The official story is "DDR5 prices spiked, builders paused." Sure. But why did DDR5 spike? Samsung, SK Hynix, and Micron redirected up to 80% of their capacity to HBM for AI accelerators. The RAM didn't get expensive by accident. Consumer memory got deprioritized because Nvidia and the hyperscalers will pay anything for HBM and we won't.

And here's the part that boggles me, the motherboard makers are fine. ASUS is reportedly looking at 100% QoQ server revenue growth in Q1 2026. Gigabyte and ASRock are pivoting hard into AI server boards. The DIY market collapsing isn't a crisis for them, it's a rounding error next to the server money.

So my actual question:

When the people who make our parts make 10x more selling to a single hyperscaler than they do to all of us combined, what's the realistic future of this hobby? GPUs already went this way. RTX 50 launched expensive and got more expensive, no new gen until 2028. Now boards. RAM is 2-4x what it was a year ago. CPUs reportedly next.

Are we cooked? Or is this a cycle that breaks when the AI capex bubble corrects?

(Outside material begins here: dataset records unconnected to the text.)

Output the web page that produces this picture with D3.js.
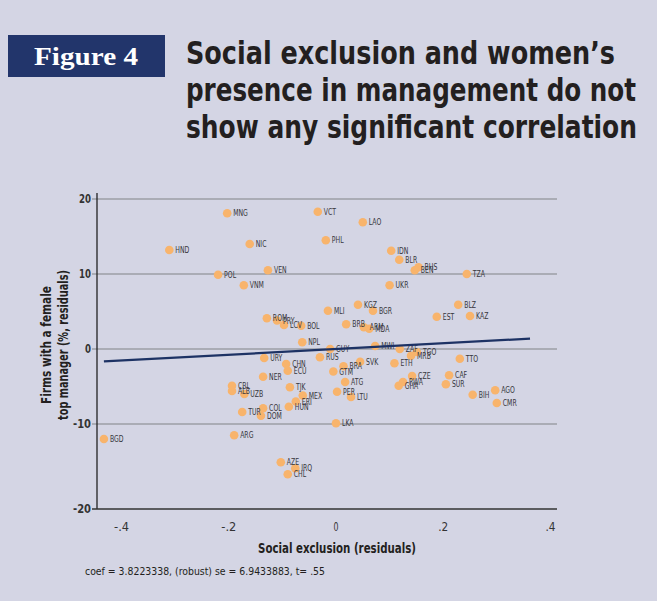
<!DOCTYPE html>
<html>
<head>
<meta charset="utf-8">
<script src="https://cdn.jsdelivr.net/npm/d3@7"></script>
<style>
  html, body { margin: 0; padding: 0; background: #d4d5e4; }
  svg { display: block; }
</style>
</head>
<body>
<svg id="chart" width="657" height="601"></svg>
<script>
// Country codes and residual values
const countries = ["BGD","HND","MNG","NIC","VEN","POL","VNM","VCT","LAO","PHL","IDN","BLR","BHS","BEN","TZA","UKR",
  "KGZ","BGR","MLI","BLZ","EST","KAZ","BRB","ARM","MDA","NPL","GUY","RUS","MWI","ZAF","TGO","MRB","TTO","ETH","SVK",
  "BRA","GTM","CHN","ECU","URY","ROM","PRY","LCV","BOL","NER","CAF","SUR","AGO","BIH","CMR","CZE","RWA","GHA","ATG",
  "PER","LTU","TJK","MEX","ERI","HUN","CBL","ALB","UZB","TUR","COL","DOM","LKA","ARG","AZE","IRQ","CHL"];
const exclusion = [-0.433,-0.311,-0.203,-0.161,-0.127,-0.220,-0.172,-0.034,0.050,-0.019,0.103,0.118,0.154,0.147,0.244,0.100,
  0.041,0.069,-0.015,0.228,0.188,0.250,0.019,0.052,0.062,-0.063,-0.011,-0.030,0.073,0.119,0.151,0.140,0.231,0.109,0.045,
  0.014,-0.005,-0.093,-0.090,-0.134,-0.129,-0.110,-0.097,-0.065,-0.136,0.211,0.205,0.297,0.255,0.300,0.142,0.125,0.117,0.017,
  0.002,0.028,-0.086,-0.062,-0.075,-0.088,-0.194,-0.194,-0.171,-0.175,-0.136,-0.140,0.000,-0.190,-0.103,-0.076,-0.090];
const femaleManager = [-12.0,13.2,18.1,14.0,10.5,9.9,8.5,18.3,16.9,14.5,13.1,11.9,10.9,10.5,10.0,8.5,
  5.9,5.1,5.1,5.9,4.3,4.4,3.3,2.9,2.7,0.9,0.0,-1.1,0.4,0.0,-0.4,-0.9,-1.3,-1.9,-1.7,
  -2.3,-3.0,-2.0,-2.9,-1.2,4.1,3.8,3.2,3.1,-3.7,-3.5,-4.7,-5.5,-6.1,-7.2,-3.6,-4.4,-4.9,-4.4,
  -5.7,-6.4,-5.1,-6.2,-7.0,-7.7,-4.9,-5.6,-6.0,-8.4,-7.9,-8.9,-9.9,-11.5,-15.1,-15.9,-16.7];

const xTicks = [-0.4, -0.2, 0, 0.2, 0.4];
const xTickLabels = ["-.4", "-.2", "0", ".2", ".4"];
const yTicks = [20, 10, 0, -10, -20];
const yTickLabels = ["20", "10", "0", "-10", "-20"];

// Fitted line: slope from the regression, drawn over the data span
const coef = 3.8223338;
const fitX = [-0.433, 0.362];

const sans = "'DejaVu Sans', 'Noto Sans', sans-serif";
const svg = d3.select("#chart");

// Condensed look: squeeze text to a given width
function fit(sel, w) {
  return sel.attr("textLength", w).attr("lengthAdjust", "spacingAndGlyphs");
}
// Condense each text of a selection by a constant factor of its natural width
function condense(sel, k) {
  sel.each(function () {
    const w = this.getComputedTextLength();
    d3.select(this).attr("textLength", w * k).attr("lengthAdjust", "spacingAndGlyphs");
  });
  return sel;
}

// Header: badge and headline
svg.append("rect").attr("x", 8).attr("y", 35).attr("width", 157).attr("height", 42).attr("fill", "#22356b");
fit(svg.append("text").attr("x", 86).attr("y", 65).attr("text-anchor", "middle")
  .attr("font-family", "'Liberation Serif', 'DejaVu Serif', serif").attr("font-weight", "bold")
  .attr("font-size", 26).attr("fill", "#ffffff").text("Figure 4"), 104);
const headline = ["Social exclusion and women\u2019s", "presence in management do not", "show any significant correlation"];
const headWidths = [429, 450, 451];
svg.append("g").selectAll("text").data(headline).join("text")
  .attr("x", 186).attr("y", (d, i) => 64 + i * 37)
  .attr("font-family", sans).attr("font-weight", "bold").attr("font-size", 32)
  .attr("fill", "#231f20")
  .attr("textLength", (d, i) => headWidths[i]).attr("lengthAdjust", "spacingAndGlyphs")
  .text(d => d);

// Plot scales
const x = d3.scaleLinear().domain([-0.4, 0.4]).range([121.6, 550.4]);
const y = d3.scaleLinear().domain([-10, 20]).range([424, 199]);
const plotLeft = 97, plotRight = 557, plotTop = 193, plotBottom = 509;

// Horizontal gridlines
svg.append("g").selectAll("line").data(yTicks.filter(t => t !== -20)).join("line")
  .attr("x1", plotLeft - 5).attr("x2", plotRight)
  .attr("y1", d => y(d)).attr("y2", d => y(d))
  .attr("stroke", "#9d9ea6").attr("stroke-width", 1.3);

// Axis lines
svg.append("line").attr("x1", plotLeft).attr("x2", plotLeft).attr("y1", plotTop).attr("y2", plotBottom)
  .attr("stroke", "#222").attr("stroke-width", 1.3);
svg.append("line").attr("x1", plotLeft - 5).attr("x2", plotRight).attr("y1", plotBottom).attr("y2", plotBottom)
  .attr("stroke", "#333").attr("stroke-width", 1.5);

// Y tick labels
svg.append("g").selectAll("text").data(yTicks).join("text")
  .attr("x", 91).attr("y", d => (d === -20 ? plotBottom : y(d)) + 4)
  .attr("text-anchor", "end").attr("font-family", sans).attr("font-weight", "bold")
  .attr("font-size", 11.5).attr("fill", "#333")
  .attr("textLength", (d, i) => yTickLabels[i].length * 6).attr("lengthAdjust", "spacingAndGlyphs")
  .text((d, i) => yTickLabels[i]);

// X tick labels
svg.append("g").selectAll("text").data(xTicks).join("text")
  .attr("x", d => x(d)).attr("y", 531).attr("text-anchor", "middle")
  .attr("font-family", sans).attr("font-size", 11.5).attr("fill", "#333")
  .attr("textLength", (d, i) => xTickLabels[i].length * 5).attr("lengthAdjust", "spacingAndGlyphs")
  .text((d, i) => xTickLabels[i]);

// Axis titles
fit(svg.append("text").attr("x", 258).attr("y", 553)
  .attr("font-family", sans).attr("font-weight", "bold").attr("font-size", 13.5)
  .attr("fill", "#231f20").text("Social exclusion (residuals)"), 158);
const yTitle = svg.append("text").attr("transform", "translate(51,345) rotate(-90)")
  .attr("font-family", sans).attr("font-weight", "bold")
  .attr("font-size", 13.5).attr("fill", "#231f20");
fit(yTitle.append("tspan").attr("x", -59).attr("y", 0).text("Firms with a female"), 118);
fit(yTitle.append("tspan").attr("x", -75).attr("y", 17).text("top manager (%, residuals)"), 150);

// Footnote with regression statistics
fit(svg.append("text").attr("x", 85).attr("y", 575)
  .attr("font-family", sans).attr("font-size", 10).attr("fill", "#231f20")
  .text("coef = 3.8223338, (robust) se = 6.9433883, t= .55"), 240);

// Points and country labels
const pts = countries.map((c, i) => ({ c, ex: exclusion[i], fm: femaleManager[i] }));
svg.append("g").selectAll("circle").data(pts).join("circle")
  .attr("cx", d => x(d.ex)).attr("cy", d => y(d.fm)).attr("r", 4.3)
  .attr("fill", "#f8b46c");
const labels = svg.append("g").selectAll("text").data(pts).join("text")
  .attr("x", d => x(d.ex) + 6).attr("y", d => y(d.fm) + 3)
  .attr("font-family", sans).attr("font-size", 8.8).attr("fill", "#37373c")
  .text(d => d.c);
condense(labels, 0.7);

// Fitted regression line
svg.append("line")
  .attr("x1", x(fitX[0])).attr("y1", y(coef * fitX[0]))
  .attr("x2", x(fitX[1])).attr("y2", y(coef * fitX[1]))
  .attr("stroke", "#1d3264").attr("stroke-width", 2.3);
</script>
</body>
</html>
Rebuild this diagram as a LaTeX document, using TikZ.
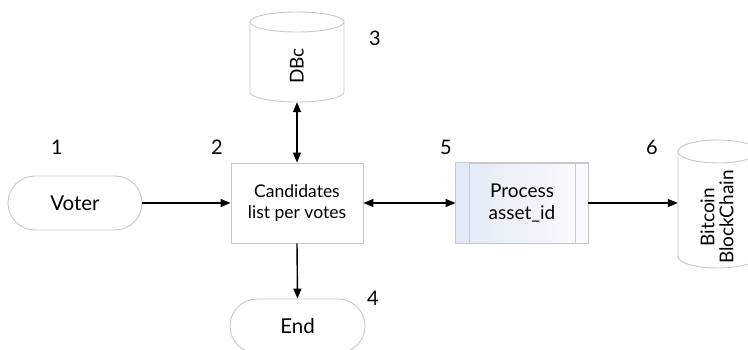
\documentclass[tikz,border=0pt]{standalone}
\usepackage{fontspec}
\setmainfont{Lato}
\usetikzlibrary{arrows.meta,shapes.misc}
\definecolor{edgegray}{RGB}{200,200,200}
\definecolor{procleft}{RGB}{226,233,246}
\definecolor{procright}{RGB}{250,251,253}
\begin{document}
\begin{tikzpicture}[x=1pt,y=-1pt,
  every node/.style={font=\fontsize{19}{22}\selectfont, inner sep=0pt},
  stadium/.style={draw=edgegray, line width=0.9pt, rounded rectangle, minimum width=134, minimum height=54, font=\fontsize{20.5}{22}\selectfont},
  procbox/.style={draw=edgegray, line width=0.9pt, minimum width=132, minimum height=80, align=center},
  numlabel/.style={font=\fontsize{20}{22}\selectfont},
  flow/.style={line width=1.4pt, -{Triangle[length=10pt,width=8pt]}},
  biflow/.style={line width=1.4pt, {Triangle[length=10pt,width=8pt]}-{Triangle[length=10pt,width=8pt]}},
  cylline/.style={draw=edgegray, line width=0.9pt, fill=white}
]
\useasboundingbox (0,0) rectangle (748,350);
\begin{scope}
\clip (0,0) rectangle (748,350);

% terminals
\node[stadium] (voter) at (75,203) {Voter};
\node[stadium, minimum width=135] (end) at (297.5,326) {End};

% central step
\node[procbox, font=\fontsize{17.5}{20.5}\selectfont] (cand) at (297,203) {Candidates\\list per votes};

% predefined process
\node[procbox, left color=procleft, right color=procright] (proc) at (522,203) {Process\\asset\_id};
\fill[procleft] ([xshift=0.5pt,yshift=-0.5pt]proc.north west) rectangle ([xshift=14pt,yshift=0.5pt]proc.south west);
\draw[edgegray, line width=0.9pt] (proc.north west) rectangle (proc.south east);
\draw[edgegray, line width=0.9pt] ([xshift=14pt]proc.north west) -- ([xshift=14pt]proc.south west);
\draw[edgegray, line width=0.9pt] ([xshift=-13pt]proc.north east) -- ([xshift=-13pt]proc.south east);

% database DBc
\node[draw=none, minimum width=94, minimum height=90] (dbc) at (297,57) {};
\draw[cylline] (250,22) -- (250,92) arc[start angle=180, end angle=0, x radius=47, y radius=10]
  -- (344,22);
\draw[cylline] (297,22) ellipse[x radius=47, y radius=10];
\node[rotate=90] (dbctext) at (297,66) {DBc};

% database Bitcoin BlockChain
\node[draw=none, minimum width=80, minimum height=128] (btc) at (718,204) {};
\draw[cylline] (678,151.5) -- (678,256.5) arc[start angle=180, end angle=0, x radius=40, y radius=11.5]
  -- (758,151.5);
\draw[cylline] (718,151.5) ellipse[x radius=40, y radius=11.5];
\node[rotate=90, align=center, font=\fontsize{19}{19}\selectfont] (btctext) at (717,217) {Bitcoin\\BlockChain};
\end{scope}

% step numbers
\node[numlabel] (n1) at (57,147) {1};
\node[numlabel] (n2) at (217,147) {2};
\node[numlabel] (n3) at (375,38) {3};
\node[numlabel] (n4) at (373,298) {4};
\node[numlabel] (n5) at (446,147) {5};
\node[numlabel] (n6) at (652,147) {6};

% connectors
\draw[flow] (voter.east) -- (cand.west |- voter.east);
\draw[biflow] (dbc.south) -- (cand.north);
\draw[flow] (cand.south) -- (end.north);
\draw[biflow] (cand.east) -- (proc.west |- cand.east);
\draw[flow] (proc.east) -- (btc.west |- proc.east);
\end{tikzpicture}
\end{document}
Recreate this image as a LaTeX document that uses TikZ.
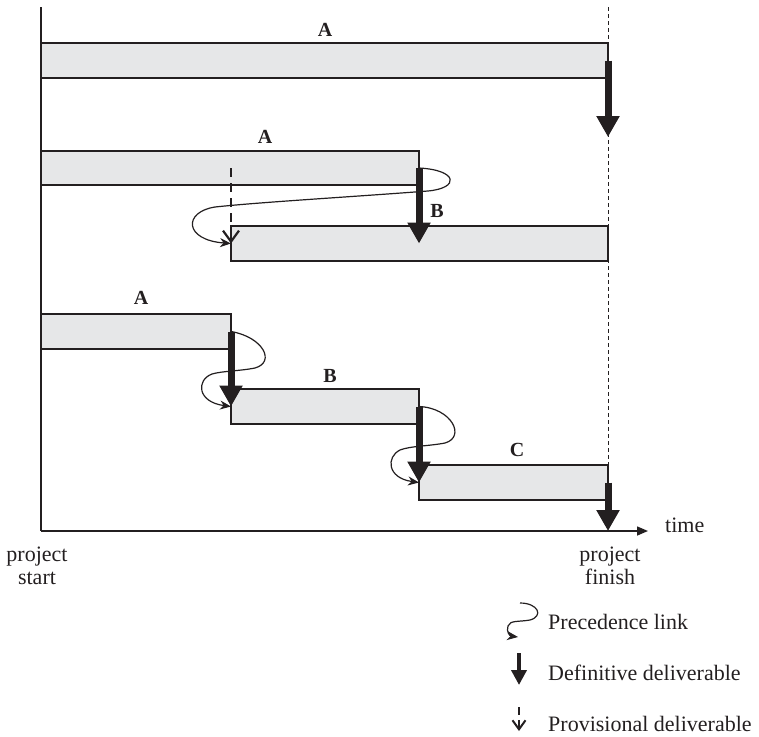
\documentclass[tikz,border=0pt]{standalone}
\usepackage{fontspec}
\setmainfont{Liberation Serif}
\usetikzlibrary{arrows.meta}
\definecolor{barfill}{RGB}{230,231,232}
\definecolor{ink}{RGB}{35,31,32}
\begin{document}
\begin{tikzpicture}[x=1pt,y=-1pt,
  bar/.style={draw=ink, line width=1.3pt, fill=barfill, anchor=north west, inner sep=0pt, outer sep=0pt},
  lbl/.style={font=\fontsize{20}{24}\selectfont\bfseries, anchor=base, inner sep=0pt, text=ink},
  txt/.style={font=\fontsize{22}{26}\selectfont, inner sep=0pt, text=ink},
  defdel/.style={draw=ink, line width=7pt, -{Triangle[length=21pt,width=22pt]}},
  provdel/.style={draw=ink, line width=2.2pt, dash pattern=on 9pt off 6pt, -{Straight Barb[length=11pt,width=16pt]}},
  prec/.style={draw=ink, line width=1.2pt, -{Stealth[length=11pt,width=9pt]}},
  axisline/.style={draw=ink, line width=1.5pt}]
\useasboundingbox (0,0) rectangle (759,736);
% axes and finish line
\coordinate (ytop) at (41,7);
\coordinate (origin) at (41,531);
\coordinate (xend) at (648,531);
\coordinate (ftop) at (608,7);
\coordinate (fbot) at (608,531);
\draw[ink, line width=0.8pt, dash pattern=on 4pt off 3pt] (ftop) -- (fbot);
\draw[axisline] (ytop) -- (origin);
\draw[axisline, -{Triangle[length=11pt,width=9pt]}] (origin) -- (xend);
% bars
\node[bar, minimum width=567pt, minimum height=35pt] (r1a) at (41,43) {};
\node[bar, minimum width=378pt, minimum height=34pt] (r2a) at (41,151) {};
\node[bar, minimum width=377pt, minimum height=35pt] (r2b) at (231,226) {};
\node[bar, minimum width=190pt, minimum height=35pt] (r3a) at (41,314) {};
\node[bar, minimum width=188pt, minimum height=35pt] (r3b) at (231,389) {};
\node[bar, minimum width=189pt, minimum height=35pt] (r3c) at (419,465) {};
% bar labels
\node[lbl] (la1) at (325,36) {A};
\node[lbl] (la2) at (265,143) {A};
\node[lbl] (lb2) at (437,217) {B};
\node[lbl] (la3) at (141,304) {A};
\node[lbl] (lb3) at (330,382) {B};
\node[lbl] (lc3) at (517,456) {C};
% precedence links
\draw[prec] (r2a.east) .. controls (458,170) and (460,188) .. (428,191)
  .. controls (350,197) and (262,202) .. (215,207)
  .. controls (183,212) and (184,240) .. (r2b.west);
\draw[prec] (r3a.east) .. controls (263,337) and (276,362) .. (255,368)
  .. controls (240,371) and (222,371) .. (212,374)
  .. controls (196,380) and (197,402) .. (r3b.west);
\draw[prec] (r3b.east) .. controls (452,408) and (466,437) .. (445,443)
  .. controls (430,446) and (410,446) .. (400,450)
  .. controls (386,457) and (387,478) .. (r3c.west);
% provisional deliverable
\draw[provdel] (r2b.west |- r2a.east) -- (r2b.west);
% definitive deliverables
\coordinate (d1end) at (608,137);
\draw[defdel] (r1a.east) -- (d1end);
\draw[defdel] (r2a.east) -- (r2a.east |- r2b.west);
\draw[defdel] (r3a.east) -- (r3b.west);
\draw[defdel] (r3b.east) -- (r3c.west);
\draw[defdel] (r3c.east) -- (r3c.east |- origin);
% axis texts
\node[txt, anchor=base west] (time) at (665,532) {time};
\node[txt, anchor=base] (ps1) at (37,561) {project};
\node[txt, anchor=base] (ps2) at (37,584) {start};
\node[txt, anchor=base] (pf1) at (610,561) {project};
\node[txt, anchor=base] (pf2) at (610,584) {finish};
% legend
\coordinate (lp1) at (520,603);
\coordinate (lp2) at (518,637);
\draw[prec] (lp1) .. controls (538,603) and (544,616) .. (530,620)
  .. controls (519,622) and (510,620) .. (508,626)
  .. controls (506,632) and (510,636) .. (lp2);
\node[txt, anchor=base west] (lt1) at (548,629) {Precedence link};
\coordinate (ld1) at (519,653);
\coordinate (ld2) at (519,685);
\draw[ink, line width=4.5pt, -{Triangle[length=15pt,width=15pt]}] (ld1) -- (ld2);
\node[txt, anchor=base west] (lt2) at (548,680) {Definitive deliverable};
\coordinate (lv1) at (519,707);
\coordinate (lv2) at (519,731);
\draw[ink, line width=2pt, dash pattern=on 8pt off 5pt, -{Straight Barb[length=9pt,width=13pt]}] (lv1) -- (lv2);
\node[txt, anchor=base west] (lt3) at (548,731) {Provisional deliverable};
\end{tikzpicture}
\end{document}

Because from where I'm sitting it looks like the consumer enthusiast PC isn't being killed by lack of demand, it's being killed by the fact that we're the lowest-margin customer in the building, and there's a much better customer in the next room.

Curious what people who've been building longer than me think. Have we been here before and will it turn around?